Rep. Mat Erpelding — a Boise Democrat and one of only a handful of legislators under age 40 — headed a panel on connecting with younger voters. The Idaho Democratic Women’s Caucus hosted a Friday luncheon. Friday afternoon was devoted to a panel discussion on engaging minority populations; speakers included one Democratic legislator, state Rep. Sue Chew of Boise, and one would-be legislator, Paulette Jordan, a member of the Coeur d’Alene Tribe running in North Idaho’s District 5.
If outreach is part of the Democrats’ equation, so too is voter crossover. Gubernatorial candidate A.J. Balukoff believes his party has issues to run on — education, the economy and government accountability — if they can connect with voters.
“It’s so easy (for voters) to use party labels as a substitute for doing their homework,” he said.
Democrats realize, in order to win at a statewide level, they need to draw crossover votes. One delegate drew laughs during Friday’s floor session, when he described himself as “a former Republican, before the crazies took over.” Democrats are clearly hoping to make hay on the Republican infighting.
“We’re going to be reaching out very aggressively to Republicans who feel alienated by their party,” said Betty Richardson, a longtime Democratic activist managing Nels Mitchell’s run for U.S. Senate.
For Richardson — who attended her first Democratic convention in 1972, as an 18-year-old — the nexus is clear. If a majority party cannot govern itself, Idahoans should question whether that party can govern the state. But the challenge is making the GOP’s intramural battles resonate with voters in November, five months after convention season.
The Democrats’ tone was different this year, said House Minority Leader John Rusche, a Lewiston Democrat and 10-year Statehouse veteran. One-liners aside, he says delegates are focusing more on what they stand for. “People feel less need to punch the Republicans in the nose.”
Still, Rusche is measured about the Democrats’ prospects.
He believes Jones can win, based on her administrative experience. He believes state Rep. Holli Woodings can win the secretary of state’s race, based on the “baggage” accumulated by Republican nominee Lawerence Denney, a former House speaker who has publicly sparred with a number of members of his own caucus. Rusche is not sure about the governor’s race, and he’s making no predictions about the Legislature, where Democrats control only 20 of 105 seats.
“I think there’s opportunities for us,” he said. “I think there’s some risks for us.”
The top of the ticket faces challenges as well.

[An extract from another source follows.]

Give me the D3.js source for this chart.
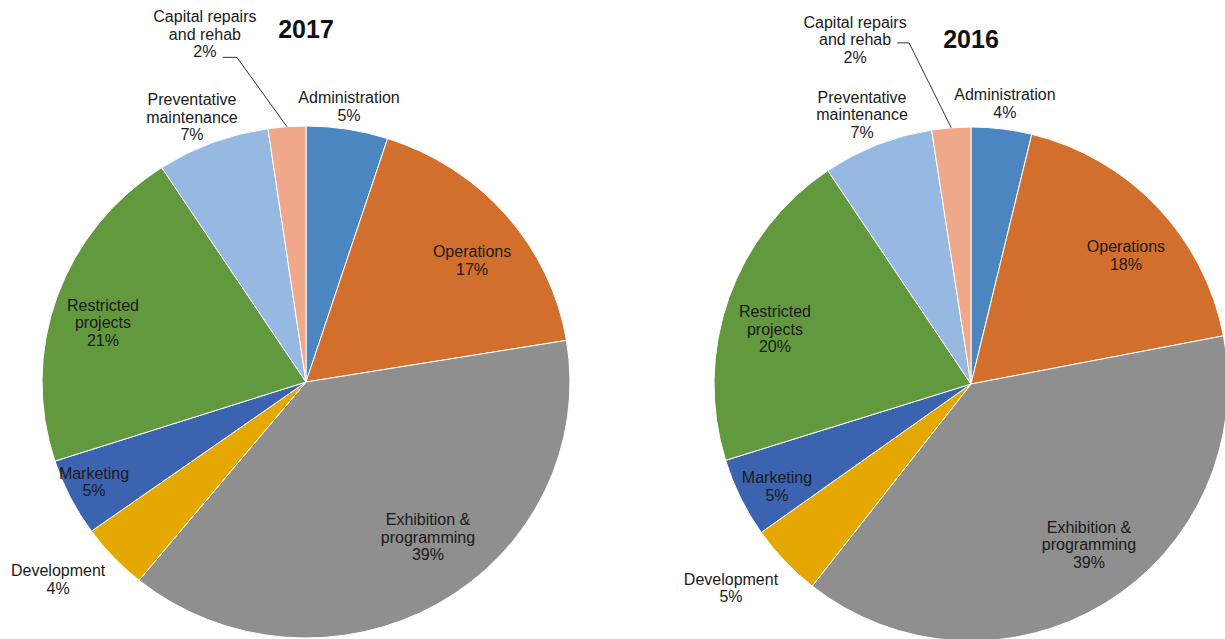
<!DOCTYPE html>
<html>
<head>
<meta charset="utf-8">
<script src="https://cdn.jsdelivr.net/npm/d3@7"></script>
<style>
  body { margin: 0; background: #fff; }
  svg { display: block; }
  .lbl { font-family: "Liberation Sans", Arial, sans-serif; font-size: 16px; fill: #1a1a1a; }
  .ttl { font-family: "Liberation Sans", Arial, sans-serif; font-size: 25px; font-weight: bold; fill: #111; }
  .leader { fill: none; stroke: #333; stroke-width: 1; }
</style>
</head>
<body>
<script>
// categories, clockwise from 12 o'clock
var categories = ['Administration', 'Operations', 'Exhibition & programming', 'Development',
                  'Marketing', 'Restricted projects', 'Preventative maintenance', 'Capital repairs and rehab'];
var labelLines = [['Administration'], ['Operations'], ['Exhibition &', 'programming'], ['Development'],
                  ['Marketing'], ['Restricted', 'projects'], ['Preventative', 'maintenance'], ['Capital repairs', 'and rehab']];
var values2017 = [5.0, 17.4, 38.5, 4.2, 4.9, 20.8, 6.9, 2.3];
var values2016 = [3.8, 18.2, 38.6, 4.6, 5.0, 20.4, 6.95, 2.45];
var colors = ['#4b86c1', '#d36f2c', '#8f8f8f', '#e5a800', '#3c63af', '#62993e', '#97b8e0', '#efa88a'];

// label placement (in units of the pie radius, relative to its centre)
var labelPos2017 = [[0.163, -1.077], [0.629, -0.475], [0.462, 0.607], [-0.939, 0.771],
                    [-0.803, 0.391], [-0.769, -0.232], [-0.432, -1.034], [-0.383, -1.358]];
var labelPos2016 = [[0.132, -1.092], [0.603, -0.500], [0.459, 0.626], [-0.934, 0.794],
                    [-0.755, 0.399], [-0.763, -0.214], [-0.424, -1.049], [-0.451, -1.339]];

var W = 1225, H = 639;
var svg = d3.select('body').append('svg').attr('width', W).attr('height', H);

var pie = d3.pie().sort(null).value(function(d) { return d; });
var lineH = 17.5;

drawPie = function(opts) {
    var rx = opts.rx, ry = opts.ry, sx = rx / ry;
    var arcs = pie(opts.values);
    var total = d3.sum(opts.values);
    var arc = d3.arc().innerRadius(0).outerRadius(ry);
    var edge = d3.arc().innerRadius(ry).outerRadius(ry);

    var g = svg.append('g').attr('transform', 'translate(' + opts.cx + ',' + opts.cy + ')');
    g.append('g').attr('transform', 'scale(' + sx + ',1)')
      .selectAll('path').data(arcs).enter().append('path')
      .attr('d', arc)
      .attr('fill', function(d, i) { return colors[i]; })
      .attr('stroke', '#fff')
      .attr('stroke-width', 1)
      .attr('vector-effect', 'non-scaling-stroke');

    g.append('text').attr('class', 'ttl')
      .attr('x', 0).attr('y', -opts.titleOff * ry)
      .attr('text-anchor', 'middle').attr('dy', '0.35em')
      .text(opts.title);

    arcs.forEach(function(d, i) {
        var lx = opts.labelPos[i][0] * rx, ly = opts.labelPos[i][1] * ry;
        var lines = labelLines[i].concat([Math.round(d.value / total * 100) + '%']);
        var t = g.append('text').attr('class', 'lbl').attr('text-anchor', 'middle');
        lines.forEach(function(s, k) {
            t.append('tspan').attr('x', lx)
              .attr('y', ly + (k - (lines.length - 1) / 2) * lineH)
              .attr('dy', '0.35em').text(s);
        });
    });

    // leader line for the small capital slice
    var c = edge.centroid(arcs[7]);
    var lp = opts.labelPos[7];
    var sx0 = lp[0] * rx + opts.leader[0], sy0 = lp[1] * ry + opts.leader[1];
    g.append('path').attr('class', 'leader')
      .attr('d', d3.line()([[sx0, sy0], [sx0 + opts.leader[2], sy0], [c[0] * sx, c[1]]]));
};

drawPie({cx: 306, cy: 382, rx: 264, ry: 256, values: values2017, labelPos: labelPos2017,
         title: '2017', titleOff: 1.379, leader: [18, 23, 14]});
drawPie({cx: 971, cy: 384, rx: 257, ry: 257, values: values2016, labelPos: labelPos2016,
         title: '2016', titleOff: 1.342, leader: [42, 3, 12]});
</script>
</body>
</html>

Woodings, like Jones, holds an edge in the money race so far; Denney has outraised Woodings, but all but depleted his campaign account en route to a win in a four-way GOP primary. While she’s pleased with her fundraising so far — with most donations coming from individual supporters — she says she isn’t at her fundraising target yet. And that, she says, could be a key to her race. “The challenge is just in making sure the message gets out to enough people.”
Balukoff, a Boise businessman and 18-year Boise School Board veteran, acknowledges that he isn’t well-known outside the Treasure Valley, and hopes to launch an advertising campaign in July.
Richardson dismisses the results — she says pollsters oversurveyed Idaho Republicans and undersurveyed Democrats. But she realizes the odds are imposing.
“It’s uphill for Democrats,” she said, “(but) the hill may be a little less steep.”